§ GIVEN TASK:
Return only the lines from the top of the data down to the one that holds "plt.rcParams['font.family'] = ['Liberation", both included, without any pictures.
◆ ◆ ◆ ◆ ◆ ◆ ◆
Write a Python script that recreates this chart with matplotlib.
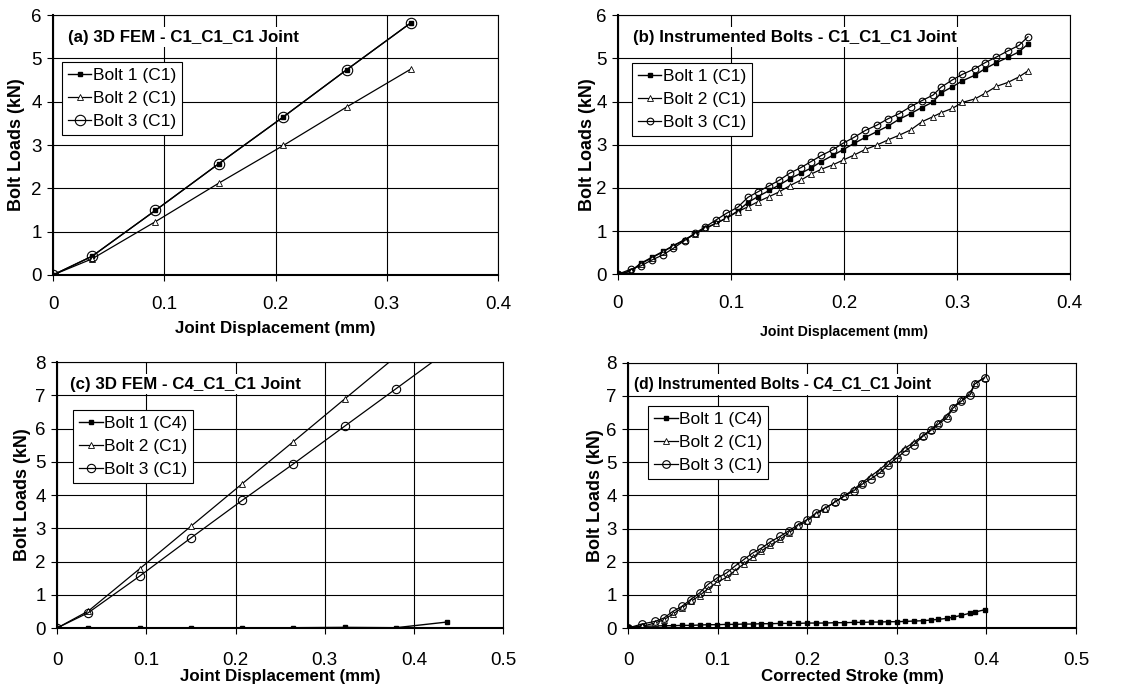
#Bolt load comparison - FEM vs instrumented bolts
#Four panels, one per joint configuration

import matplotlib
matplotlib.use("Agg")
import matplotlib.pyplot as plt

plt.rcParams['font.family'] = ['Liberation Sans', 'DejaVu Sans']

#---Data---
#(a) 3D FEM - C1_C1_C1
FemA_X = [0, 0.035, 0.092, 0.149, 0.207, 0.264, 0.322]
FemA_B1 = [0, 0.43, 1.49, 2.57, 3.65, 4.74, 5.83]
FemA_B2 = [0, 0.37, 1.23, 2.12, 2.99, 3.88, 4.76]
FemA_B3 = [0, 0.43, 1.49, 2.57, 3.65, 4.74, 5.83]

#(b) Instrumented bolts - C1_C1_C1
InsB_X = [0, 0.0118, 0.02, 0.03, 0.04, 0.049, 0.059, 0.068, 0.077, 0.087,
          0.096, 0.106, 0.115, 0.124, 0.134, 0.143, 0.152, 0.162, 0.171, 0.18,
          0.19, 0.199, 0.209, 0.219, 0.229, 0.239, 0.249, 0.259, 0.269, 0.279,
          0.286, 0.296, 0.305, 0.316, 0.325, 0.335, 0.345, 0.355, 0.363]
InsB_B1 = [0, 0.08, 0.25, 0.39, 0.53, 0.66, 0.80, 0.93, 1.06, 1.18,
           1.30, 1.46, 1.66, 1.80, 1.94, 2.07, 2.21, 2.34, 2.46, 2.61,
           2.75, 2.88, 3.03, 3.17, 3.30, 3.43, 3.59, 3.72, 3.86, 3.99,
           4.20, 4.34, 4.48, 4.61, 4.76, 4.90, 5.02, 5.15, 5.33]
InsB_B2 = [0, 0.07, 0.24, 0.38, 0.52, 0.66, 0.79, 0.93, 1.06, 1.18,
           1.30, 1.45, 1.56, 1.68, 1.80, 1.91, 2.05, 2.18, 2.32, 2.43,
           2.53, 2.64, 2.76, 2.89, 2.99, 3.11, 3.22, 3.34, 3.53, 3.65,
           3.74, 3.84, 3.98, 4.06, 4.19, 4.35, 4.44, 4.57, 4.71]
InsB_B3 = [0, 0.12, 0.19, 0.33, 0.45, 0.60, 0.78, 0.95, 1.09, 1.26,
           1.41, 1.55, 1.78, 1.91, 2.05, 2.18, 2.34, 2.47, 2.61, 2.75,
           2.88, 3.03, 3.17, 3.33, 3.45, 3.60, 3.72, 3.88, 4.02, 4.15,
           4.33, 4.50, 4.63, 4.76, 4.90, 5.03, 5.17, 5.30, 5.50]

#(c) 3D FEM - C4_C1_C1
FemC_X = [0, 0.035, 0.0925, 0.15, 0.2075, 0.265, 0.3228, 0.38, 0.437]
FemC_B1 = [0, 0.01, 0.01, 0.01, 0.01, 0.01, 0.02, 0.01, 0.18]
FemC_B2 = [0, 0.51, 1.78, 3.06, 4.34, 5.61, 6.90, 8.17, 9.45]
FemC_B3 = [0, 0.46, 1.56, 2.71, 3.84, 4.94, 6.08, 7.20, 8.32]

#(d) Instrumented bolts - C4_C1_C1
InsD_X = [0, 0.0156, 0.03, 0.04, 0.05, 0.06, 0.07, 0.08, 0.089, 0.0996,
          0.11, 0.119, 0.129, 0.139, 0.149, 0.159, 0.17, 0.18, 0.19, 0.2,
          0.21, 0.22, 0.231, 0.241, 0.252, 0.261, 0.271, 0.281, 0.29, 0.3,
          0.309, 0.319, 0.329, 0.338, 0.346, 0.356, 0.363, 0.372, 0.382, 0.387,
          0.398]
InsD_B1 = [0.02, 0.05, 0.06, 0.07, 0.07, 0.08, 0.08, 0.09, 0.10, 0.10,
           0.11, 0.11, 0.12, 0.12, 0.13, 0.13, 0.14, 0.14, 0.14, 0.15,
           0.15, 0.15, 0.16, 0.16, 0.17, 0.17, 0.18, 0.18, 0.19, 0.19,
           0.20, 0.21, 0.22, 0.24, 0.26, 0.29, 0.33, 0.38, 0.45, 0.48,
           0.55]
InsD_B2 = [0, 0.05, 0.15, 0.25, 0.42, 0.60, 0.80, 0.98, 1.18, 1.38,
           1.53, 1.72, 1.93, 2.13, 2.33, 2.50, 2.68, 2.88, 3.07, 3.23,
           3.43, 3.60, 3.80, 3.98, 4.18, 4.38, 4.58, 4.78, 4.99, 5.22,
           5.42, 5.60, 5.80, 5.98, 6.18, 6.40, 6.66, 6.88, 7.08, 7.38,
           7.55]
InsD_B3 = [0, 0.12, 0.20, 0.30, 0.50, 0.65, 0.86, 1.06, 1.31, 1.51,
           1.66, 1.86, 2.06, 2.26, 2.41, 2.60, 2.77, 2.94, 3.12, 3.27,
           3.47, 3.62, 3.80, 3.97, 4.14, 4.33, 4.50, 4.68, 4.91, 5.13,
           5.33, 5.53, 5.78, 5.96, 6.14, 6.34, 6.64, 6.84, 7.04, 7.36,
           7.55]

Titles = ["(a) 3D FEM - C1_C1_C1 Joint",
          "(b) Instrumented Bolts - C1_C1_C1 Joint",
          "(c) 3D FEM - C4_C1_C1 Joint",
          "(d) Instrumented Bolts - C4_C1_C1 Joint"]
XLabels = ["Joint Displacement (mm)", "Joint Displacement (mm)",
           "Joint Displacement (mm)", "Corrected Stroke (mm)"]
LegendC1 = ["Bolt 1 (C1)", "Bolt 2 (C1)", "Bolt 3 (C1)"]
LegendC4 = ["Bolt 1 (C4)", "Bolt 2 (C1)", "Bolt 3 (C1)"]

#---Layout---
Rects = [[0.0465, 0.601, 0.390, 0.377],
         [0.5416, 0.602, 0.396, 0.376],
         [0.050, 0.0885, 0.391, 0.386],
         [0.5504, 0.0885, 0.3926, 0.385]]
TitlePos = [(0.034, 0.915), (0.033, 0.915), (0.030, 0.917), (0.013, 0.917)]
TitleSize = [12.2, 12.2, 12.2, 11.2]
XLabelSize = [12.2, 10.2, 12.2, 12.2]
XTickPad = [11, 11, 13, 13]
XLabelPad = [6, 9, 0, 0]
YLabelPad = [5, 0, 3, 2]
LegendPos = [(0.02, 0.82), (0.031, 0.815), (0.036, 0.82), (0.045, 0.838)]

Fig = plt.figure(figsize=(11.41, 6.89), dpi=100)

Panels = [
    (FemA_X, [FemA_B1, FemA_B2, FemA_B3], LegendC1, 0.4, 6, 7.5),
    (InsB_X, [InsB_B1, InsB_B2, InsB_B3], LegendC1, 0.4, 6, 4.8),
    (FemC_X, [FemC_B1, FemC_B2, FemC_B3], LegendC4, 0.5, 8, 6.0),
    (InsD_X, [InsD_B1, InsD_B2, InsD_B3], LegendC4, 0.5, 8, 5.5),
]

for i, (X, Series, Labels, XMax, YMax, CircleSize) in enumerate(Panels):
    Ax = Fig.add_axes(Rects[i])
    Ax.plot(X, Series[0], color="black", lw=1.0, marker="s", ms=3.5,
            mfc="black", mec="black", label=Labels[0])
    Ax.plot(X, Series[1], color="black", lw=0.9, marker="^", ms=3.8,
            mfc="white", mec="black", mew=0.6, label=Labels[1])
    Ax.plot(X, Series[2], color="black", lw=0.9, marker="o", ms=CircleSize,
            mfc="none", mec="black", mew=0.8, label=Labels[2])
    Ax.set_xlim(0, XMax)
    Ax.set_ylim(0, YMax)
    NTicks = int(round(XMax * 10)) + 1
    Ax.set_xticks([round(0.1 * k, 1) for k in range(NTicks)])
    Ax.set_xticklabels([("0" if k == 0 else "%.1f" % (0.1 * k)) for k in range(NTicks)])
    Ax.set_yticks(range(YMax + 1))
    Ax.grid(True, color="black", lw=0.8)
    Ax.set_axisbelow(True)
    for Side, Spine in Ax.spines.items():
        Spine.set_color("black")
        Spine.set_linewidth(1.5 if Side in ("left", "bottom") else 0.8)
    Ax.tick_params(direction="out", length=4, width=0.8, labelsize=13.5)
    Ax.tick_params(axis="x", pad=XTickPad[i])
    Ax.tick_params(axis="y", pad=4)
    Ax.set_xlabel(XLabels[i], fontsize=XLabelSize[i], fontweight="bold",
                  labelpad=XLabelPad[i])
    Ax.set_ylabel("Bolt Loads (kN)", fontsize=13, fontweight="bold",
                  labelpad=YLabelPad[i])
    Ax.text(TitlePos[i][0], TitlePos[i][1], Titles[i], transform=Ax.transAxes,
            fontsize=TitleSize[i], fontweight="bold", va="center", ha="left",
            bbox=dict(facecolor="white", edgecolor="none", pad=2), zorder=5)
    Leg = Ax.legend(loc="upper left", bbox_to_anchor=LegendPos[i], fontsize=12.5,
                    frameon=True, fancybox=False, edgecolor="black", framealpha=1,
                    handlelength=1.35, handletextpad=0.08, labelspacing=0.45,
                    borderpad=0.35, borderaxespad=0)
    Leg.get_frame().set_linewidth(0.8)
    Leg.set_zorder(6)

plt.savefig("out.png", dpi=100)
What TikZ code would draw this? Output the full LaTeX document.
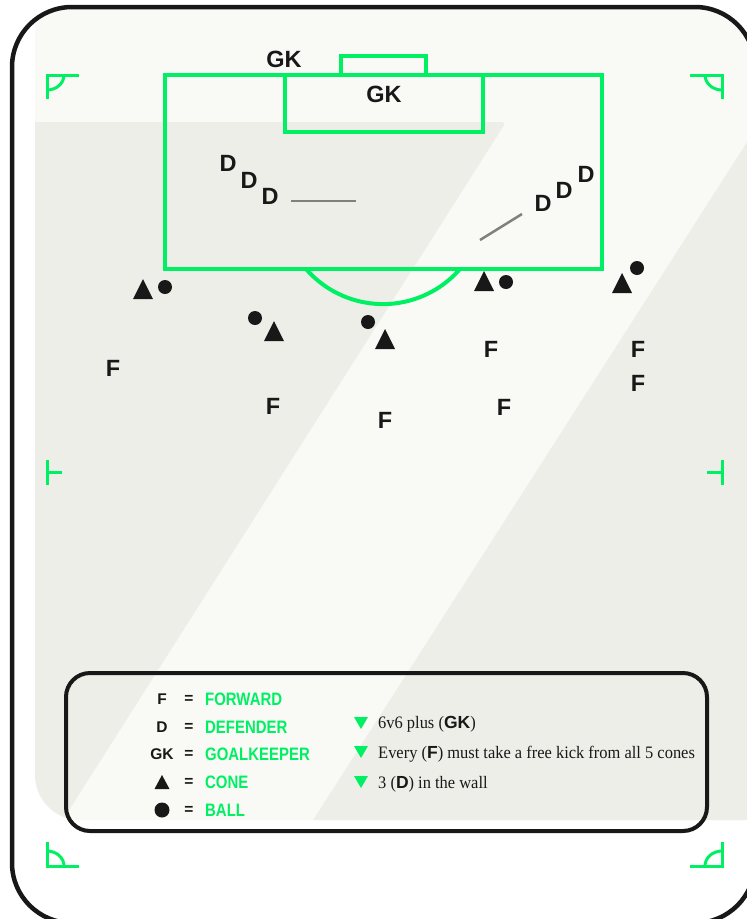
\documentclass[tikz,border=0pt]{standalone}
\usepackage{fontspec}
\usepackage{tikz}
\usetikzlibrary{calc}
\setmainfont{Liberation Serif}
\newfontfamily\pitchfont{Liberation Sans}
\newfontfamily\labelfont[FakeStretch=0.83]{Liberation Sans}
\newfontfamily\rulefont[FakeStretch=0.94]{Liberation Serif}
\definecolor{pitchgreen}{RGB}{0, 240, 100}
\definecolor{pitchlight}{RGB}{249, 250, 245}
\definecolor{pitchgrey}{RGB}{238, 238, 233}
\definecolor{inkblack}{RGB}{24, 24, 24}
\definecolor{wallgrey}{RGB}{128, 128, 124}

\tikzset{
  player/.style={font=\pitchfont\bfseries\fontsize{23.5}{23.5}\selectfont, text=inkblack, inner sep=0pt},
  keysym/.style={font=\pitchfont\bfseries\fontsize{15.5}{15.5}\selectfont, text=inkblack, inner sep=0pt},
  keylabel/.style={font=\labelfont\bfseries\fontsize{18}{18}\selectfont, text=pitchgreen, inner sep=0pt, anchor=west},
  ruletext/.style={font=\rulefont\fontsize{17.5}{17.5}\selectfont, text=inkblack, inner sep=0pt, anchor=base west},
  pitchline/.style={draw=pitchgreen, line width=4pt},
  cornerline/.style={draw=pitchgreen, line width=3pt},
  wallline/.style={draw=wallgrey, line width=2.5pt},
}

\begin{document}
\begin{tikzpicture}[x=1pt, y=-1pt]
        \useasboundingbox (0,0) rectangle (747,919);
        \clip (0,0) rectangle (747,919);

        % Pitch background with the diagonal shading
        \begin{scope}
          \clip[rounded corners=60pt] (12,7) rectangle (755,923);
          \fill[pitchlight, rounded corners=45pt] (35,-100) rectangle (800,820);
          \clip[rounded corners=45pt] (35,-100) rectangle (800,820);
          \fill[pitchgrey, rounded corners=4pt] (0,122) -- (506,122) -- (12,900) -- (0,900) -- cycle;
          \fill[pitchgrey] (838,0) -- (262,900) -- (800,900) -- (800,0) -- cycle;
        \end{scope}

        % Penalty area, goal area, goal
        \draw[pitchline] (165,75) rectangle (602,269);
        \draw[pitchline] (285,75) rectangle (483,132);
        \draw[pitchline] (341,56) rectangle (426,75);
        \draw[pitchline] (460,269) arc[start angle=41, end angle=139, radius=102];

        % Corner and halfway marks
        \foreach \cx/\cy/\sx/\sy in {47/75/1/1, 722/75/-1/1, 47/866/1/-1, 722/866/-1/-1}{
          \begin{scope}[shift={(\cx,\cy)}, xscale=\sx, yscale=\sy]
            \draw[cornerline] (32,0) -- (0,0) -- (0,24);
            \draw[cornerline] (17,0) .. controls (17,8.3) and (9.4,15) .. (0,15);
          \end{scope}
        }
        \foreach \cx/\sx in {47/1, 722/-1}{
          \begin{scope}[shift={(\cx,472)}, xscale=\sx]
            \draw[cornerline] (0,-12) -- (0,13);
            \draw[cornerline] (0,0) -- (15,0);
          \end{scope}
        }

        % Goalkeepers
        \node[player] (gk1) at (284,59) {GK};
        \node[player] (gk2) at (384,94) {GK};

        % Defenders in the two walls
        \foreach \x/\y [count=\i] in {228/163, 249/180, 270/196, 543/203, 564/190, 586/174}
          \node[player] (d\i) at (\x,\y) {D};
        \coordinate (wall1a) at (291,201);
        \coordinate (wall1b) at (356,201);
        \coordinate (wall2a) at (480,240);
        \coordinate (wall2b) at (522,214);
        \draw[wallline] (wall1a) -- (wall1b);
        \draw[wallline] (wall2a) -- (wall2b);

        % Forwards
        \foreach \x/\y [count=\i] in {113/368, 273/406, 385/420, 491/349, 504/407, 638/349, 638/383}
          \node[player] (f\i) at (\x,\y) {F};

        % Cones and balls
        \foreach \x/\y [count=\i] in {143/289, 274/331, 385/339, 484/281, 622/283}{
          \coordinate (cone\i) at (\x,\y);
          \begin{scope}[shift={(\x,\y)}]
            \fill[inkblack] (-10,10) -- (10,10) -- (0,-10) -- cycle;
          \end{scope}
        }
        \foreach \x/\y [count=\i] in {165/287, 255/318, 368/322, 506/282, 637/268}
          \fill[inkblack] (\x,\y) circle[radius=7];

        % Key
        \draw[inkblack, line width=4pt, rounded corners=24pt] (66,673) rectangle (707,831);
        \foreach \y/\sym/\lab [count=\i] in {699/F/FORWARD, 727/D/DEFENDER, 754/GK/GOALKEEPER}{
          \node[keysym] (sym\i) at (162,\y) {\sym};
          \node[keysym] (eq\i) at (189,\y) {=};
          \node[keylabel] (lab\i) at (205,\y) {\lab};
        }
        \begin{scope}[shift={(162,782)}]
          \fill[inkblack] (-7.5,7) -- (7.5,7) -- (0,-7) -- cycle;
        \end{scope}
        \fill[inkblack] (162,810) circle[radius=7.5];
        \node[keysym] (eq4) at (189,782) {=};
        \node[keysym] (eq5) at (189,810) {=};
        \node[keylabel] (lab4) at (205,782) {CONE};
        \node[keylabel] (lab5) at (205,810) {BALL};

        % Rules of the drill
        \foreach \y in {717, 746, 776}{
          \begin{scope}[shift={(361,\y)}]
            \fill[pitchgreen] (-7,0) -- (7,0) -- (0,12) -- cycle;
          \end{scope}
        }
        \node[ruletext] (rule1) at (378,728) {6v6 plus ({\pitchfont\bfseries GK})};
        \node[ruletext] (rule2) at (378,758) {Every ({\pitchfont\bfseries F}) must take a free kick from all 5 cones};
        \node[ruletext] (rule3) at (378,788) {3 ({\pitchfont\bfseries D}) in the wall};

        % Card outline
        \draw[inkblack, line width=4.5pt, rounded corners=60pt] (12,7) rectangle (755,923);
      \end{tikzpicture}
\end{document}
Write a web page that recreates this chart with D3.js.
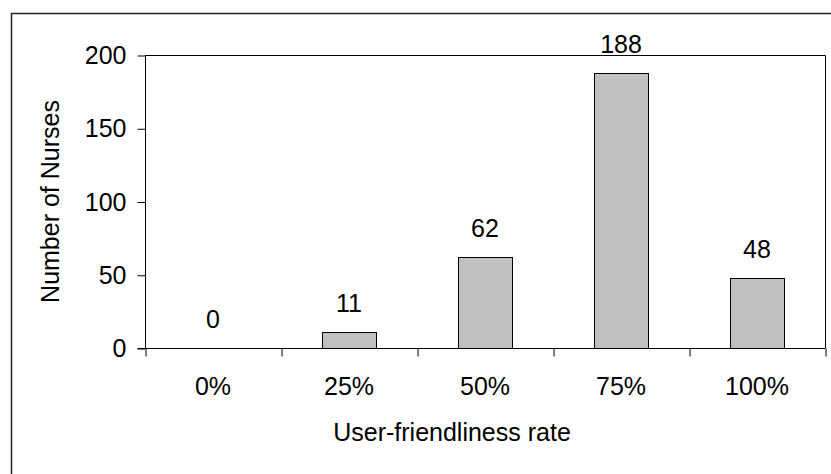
◆ ◆ ◆ ◆ ◆ ◆ ◆
§ SOLUTION TO THIS PROBLEM:
Write a Python script that recreates this chart with matplotlib.
#Bolt load comparison - FEM vs instrumented bolts
#Four panels, one per joint configuration

import matplotlib
matplotlib.use("Agg")
import matplotlib.pyplot as plt

plt.rcParams['font.family'] = ['Liberation Sans', 'DejaVu Sans']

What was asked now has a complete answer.